Determining $\lim_{x \to -25} (\sqrt{x} + 5)/(x - 25) = \lim_{x \to -25} 1/(\sqrt{x} - 5)$

Question

I have a maths problem but the solution I have been given does not look correct. The problem is as follows:

$$\lim_{x \to -25} \frac{\sqrt x +5}{x-25}$$

The solution proceeds to factorise the denominator.

$$\lim_{x \to -25} \frac{\sqrt x +5}{\left( \sqrt x -5 \right)\left( \sqrt x +5 \right)}$$

At this point the solution ends and says that the limit is $\infty$.

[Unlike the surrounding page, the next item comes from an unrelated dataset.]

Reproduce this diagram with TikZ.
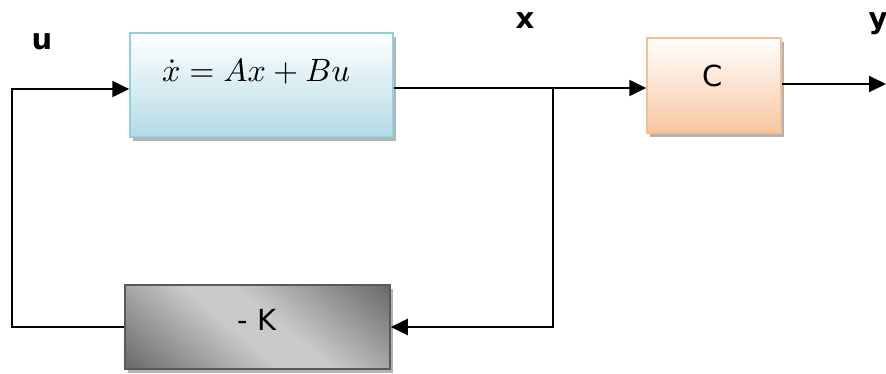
\documentclass[tikz,border=0pt]{standalone}
\usepackage{fontspec}
\usepackage{graphicx}
\newfontfamily\lab{DejaVu Sans}
\usetikzlibrary{arrows.meta,shadows}
\definecolor{bluebot}{HTML}{B3DBE5}
\definecolor{blueedge}{HTML}{93CEDB}
\definecolor{peachbot}{HTML}{F8C6A0}
\definecolor{peachedge}{HTML}{F7BE92}
\definecolor{kdark}{HTML}{666666}
\definecolor{klight}{HTML}{CACACA}
\definecolor{kedge}{HTML}{5A5A5A}
\definecolor{shadowgray}{HTML}{A0A0A0}
\pgfdeclareverticalshading{kshade}{100bp}{color(0bp)=(kdark); color(14bp)=(kdark);
  color(45bp)=(klight); color(55bp)=(klight); color(86bp)=(kdark); color(100bp)=(kdark)}
\begin{document}
\begin{tikzpicture}[x=1pt,y=-1pt,
  blk/.style={rectangle, line width=1.5pt, inner sep=0pt,
    drop shadow={shadow xshift=3pt, shadow yshift=-4pt, fill=shadowgray, opacity=0.8}},
  conn/.style={line width=2pt, -{Triangle[length=17pt,width=16pt]}},
  wire/.style={line width=2pt},
  lbl/.style={inner sep=0pt, font=\lab\bfseries\fontsize{29}{32}\selectfont},
  inlbl/.style={inner sep=0pt, font=\lab\fontsize{29}{30}\selectfont}]
\useasboundingbox (0,0) rectangle (886,373);
% blocks
\node[blk, draw=blueedge, top color=white, bottom color=bluebot,
  minimum width=263pt, minimum height=104pt] (sys) at (261.5,85) {};
\node[blk, draw=peachedge, top color=white, bottom color=peachbot,
  minimum width=134pt, minimum height=95pt] (C) at (714,85.5) {};
\node[blk, draw=kedge, shading=kshade, shading angle=-40,
  minimum width=265pt, minimum height=84pt] (K) at (257.5,327) {};
% texts
\node[inner sep=0pt] (eq) at (256,72) {\resizebox{188pt}{!}{$\dot{x} = Ax + Bu$}};
\node[inlbl] (ct) at (713,76) {C};
\node[inlbl] (kt) at (257,320) {- K};
\node[lbl] (u) at (42,42) {u};
\node[lbl] (x) at (525,21) {x};
\node[lbl] (y) at (878,24) {y};
% levels
\coordinate (lvin) at (0,89);
\coordinate (lvout) at (0,88);
\coordinate (j) at (553,88);
\coordinate (yout) at (886,84);
\coordinate (fl) at (12,327);
% connectors
\draw[wire] (sys.east |- lvout) -- (j);
\draw[conn] (j) -- (C.west |- j);
\draw[conn] (C.east |- yout) -- (yout);
\draw[conn] (j) |- (K.east);
\draw[conn] (K.west) -- (fl) |- (sys.west |- lvin);
\end{tikzpicture}
\end{document}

However, I can see how to get to this. If I continue to simplify the limit equation I get:

$$\lim_{x \to -25} \frac{1}{\sqrt x -5}$$

But if I now substitute, I will end up with square root of a negative number so I don't see how end up with infinity. Can anyone help?

Answer 1

There seems to be something wrong with the problem. The first line already contains a square root of a negative number. Factorising will not help with that.

The solution you give does work for $\lim_{x\to +25}$ instead of $\lim_{x\to -25}$.

Answer 2

As already noticed the limit you are looking for is meaningless since the expression is not defined for $x<0$. Maybe you are looking for

$$\lim_{x \to 25} \frac{\sqrt x -5}{x-25}$$

which is in the form $\frac 0 0$.

In this case you mehod is fine and we obtain

$$\lim_{x \to 25} \frac{\sqrt x -5}{\left( \sqrt x -5 \right)\left( \sqrt x +5 \right)}=\lim_{x \to 25} \frac{ 1}{ \sqrt x +5 }=\frac 1 {10}$$

Note that for the limit

$$\lim_{x \to 25} \frac{\sqrt x +5}{x-25}$$

we can conclude that it doesn't exist since the numerator tends to $10$ but the denominator tends to $0$ therefore the expression diverges at $\pm \infty$ depending on the sign of $x-25$.